Bei der Gestaltung des Unterrichts wird auf individuelle Bedürfnisse besondere Rücksicht genommen. Der Unterricht findet teilweise in Kleingruppen oder in Form individueller Förderung statt. In der Regel sind die Klassenstärken an sonderpädagogischen Bildungseinrichtungen niedriger als an allgemeinen Schulen.

Je nach Behinderungsart können ergänzend therapeutische Maßnahmen wie Krankengymnastik, verhaltenstherapeutische Übungen und Sprachheilunterricht an sonderpädagogischen Bildungseinrichtungen stattfinden. 

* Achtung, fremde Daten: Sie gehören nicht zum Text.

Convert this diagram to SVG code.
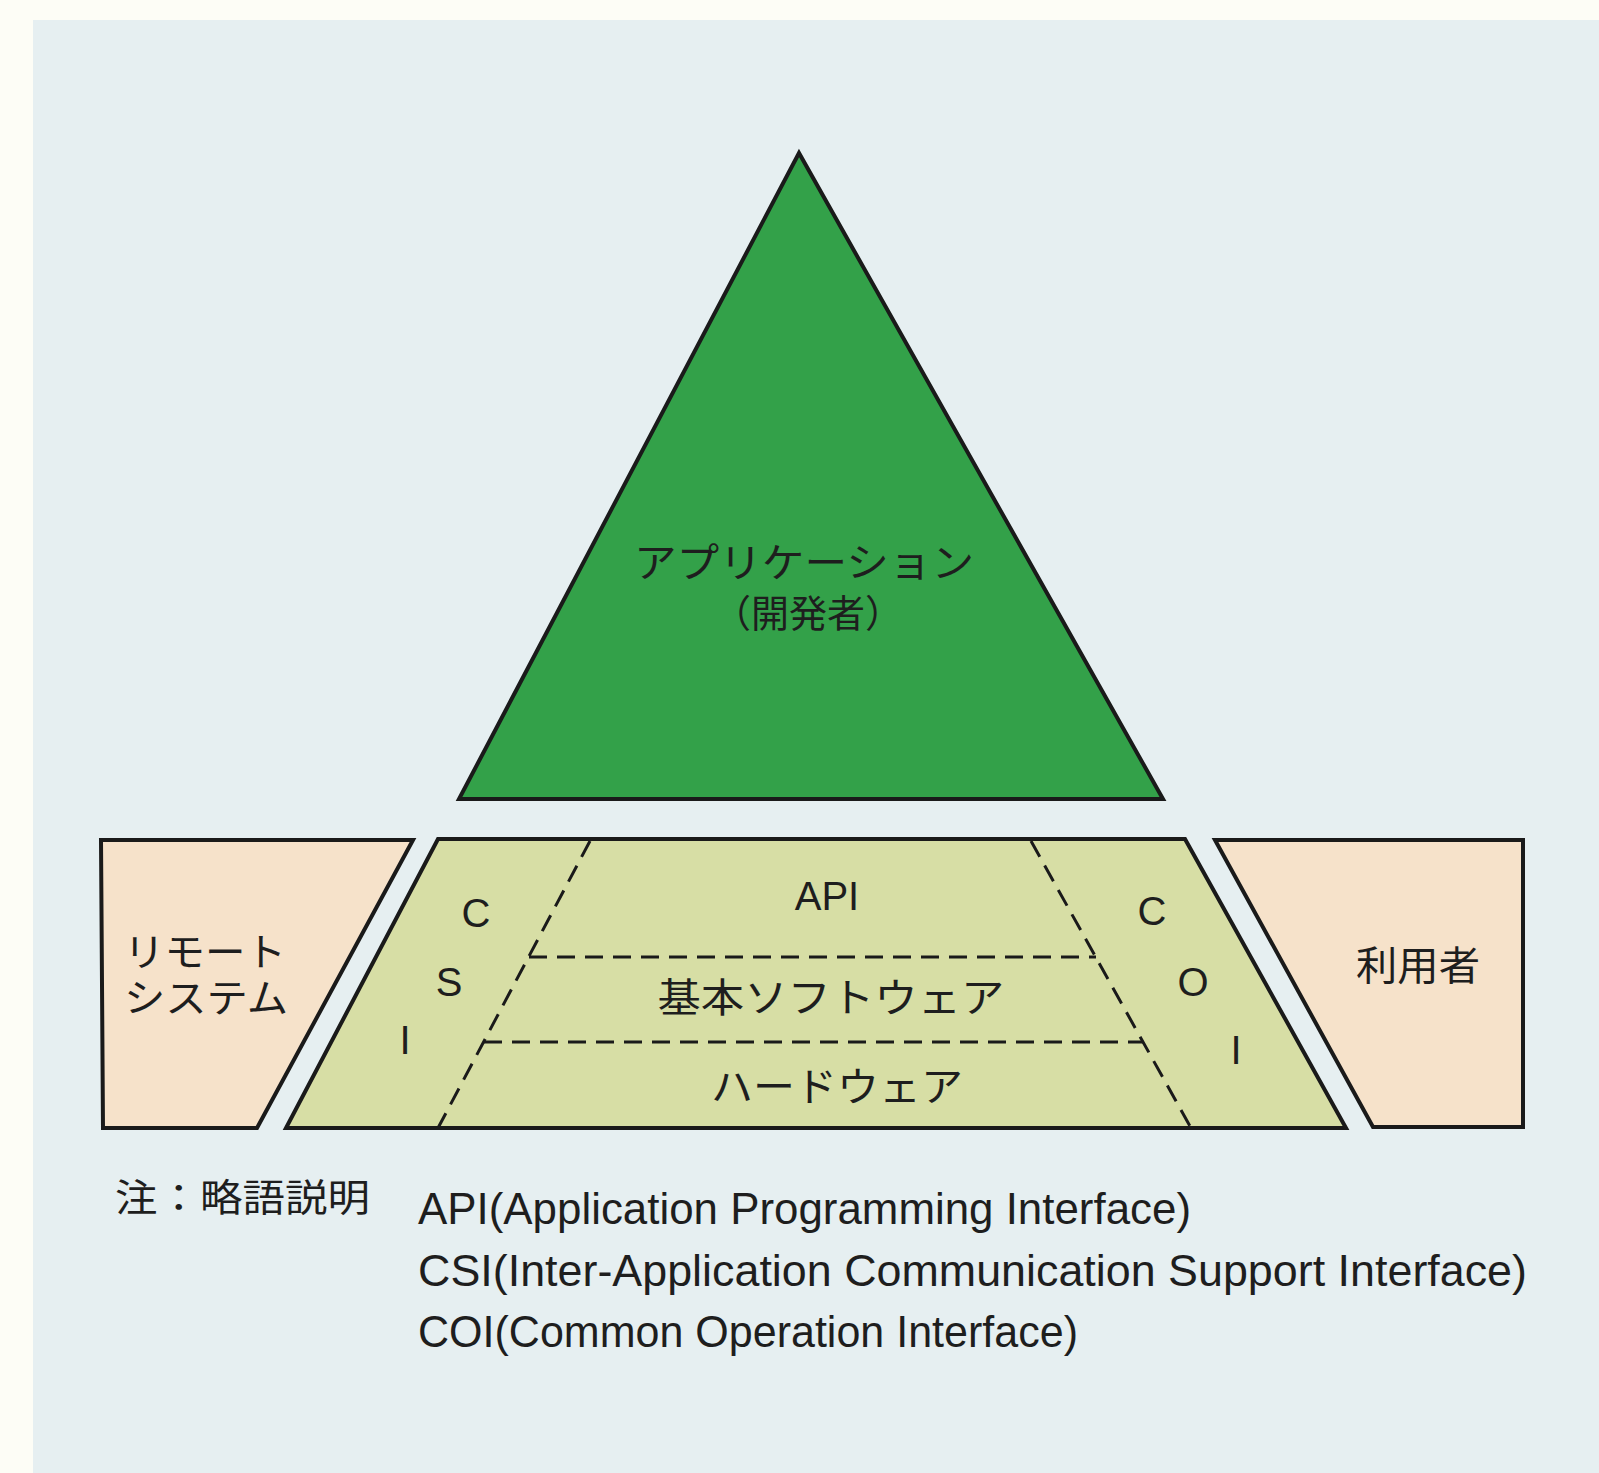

Versetzung von Schülerinnen und Schülern

In den sonderpädagogischen Bildungseinrichtungen findet in ähnlicher Form wie in den allgemeinen Schulen eine kontinuierliche Leistungsbeurteilung statt. Bei Schülerinnen und Schülern mit geistigen Behinderungen oder mit schweren geistigen Behinderungen erfolgen die Beurteilungen in Form von Berichten zur kognitiven, sozialen und psychischen Entwicklung.

Regelmäßig überprüft die sonderpädagogische Bildungseinrichtung, ob und in welcher Jahrgangsstufe/Stufe eine Schülerin oder ein Schüler weiterhin an dieser Schule seinen Bedürfnissen entsprechend gefördert werden kann, ob er an einer anderen sonderpädagogischen Bildungseinrichtung aufgenommen werden oder an eine allgemeine Schule wechseln soll. Die Einstufung ist Sache der Schule, über einen Schulwechsel entscheidet in der Regel die Schulaufsichtsbehörde nach Anhörung oder auch auf Antrag der Eltern und unter Heranziehung von Gutachten oder Berichten.

Abschlusszeugnis

Soweit es die Art der Behinderung oder Erkrankung zulässt, vermitteln die sonderpädagogischen Bildungseinrichtungen die Abschlüsse der allgemeinen Schulen (Hauptschulabschluss, Mittlerer Schulabschluss oder auch Allgemeine Hochschulreife). Voraussetzung ist, dass nach den Lehrplänen der jeweiligen Schulart unterrichtet wurde und der Bildungsgang mit Erfolg abgeschlossen wurde. In einigen Ländern werden eigenständige Abschlüsse für die sonderpädagogischen Schwerpunkte Lernen und Geistige Entwicklung angeboten.

Bei Schülerinnen und Schülern, die nicht nach den Lehrplänen der allgemeinen Schulen unterrichtet wurden, stellt in der Regel die Lehrerkonferenz den erfolgreichen Abschluss des Bildungsganges fest, wenn alle vorgesehenen Schulstufen erfolgreich durchlaufen wurden.